Mount Stewart gardens
Criteria C (ii) and (iv)
Mount Stewart is one of the most spectacular and idiosyncratic gardens of Western Europe and universally renowned for the 'extraordinary scope of its plant collections and the originality of its features which give it world-class status'. It was created within and old demesne on the shores of Strangford Lough, whose fine parkland trees and shelter belts were established for the 1782-83 house. A celebrated garden building, the Temple of the Winds, was added to the parkland in 1782-83 and the house was enlarged to the designs of Dance in 1804, and by Morrison in the late 1830s.

Overseas Territories

Fountain Cavern, Anguilla
Criteria C (i), (ii) and (iii)
The Fountain Cavern is one of 19 Indian sites identified by an archaeological survey in 1979. Of the 19 sites, following extensive scientific studies, the Fountain Cavern is considered to be the most important archaeological site on the island. The historical significance of the site to Anguilla and the region has led to the decision by the Government of Anguilla to develop a National Park with the Fountain Cavern as the focus. The other 18 sites will also form part of educational tours which centre around the National Park in order to provide a comprehensive overview of Amerindian culture in Anguilla and the region.
The Fortress of Gibraltar
Criteria C (i), (ii), (iii) and (iv)
The Rock of Gibraltar is one of the world's unique examples of a natural beacon and fortress which has been the focus, because of its geological and strategic position, of the attention of humans since the early days of prehistory.

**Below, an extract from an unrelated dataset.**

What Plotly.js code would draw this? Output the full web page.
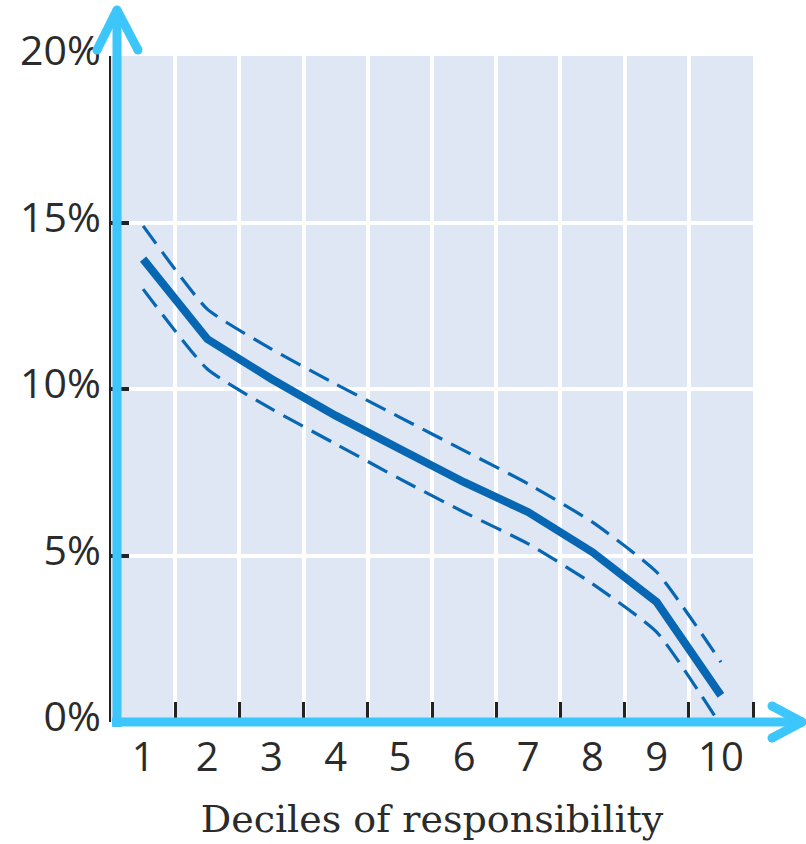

The Rock has long been the symbol of strength and stability and its singular geological makeup has permitted its use and defence by successive cultures. The Rock of Gibraltar, 6 kilometres long by 1 kilometre wide, has one of the highest densities of universal heritage in the world and for this reason it is the entire peninsular, the natural fortress, which is included in the proposed World Heritage site.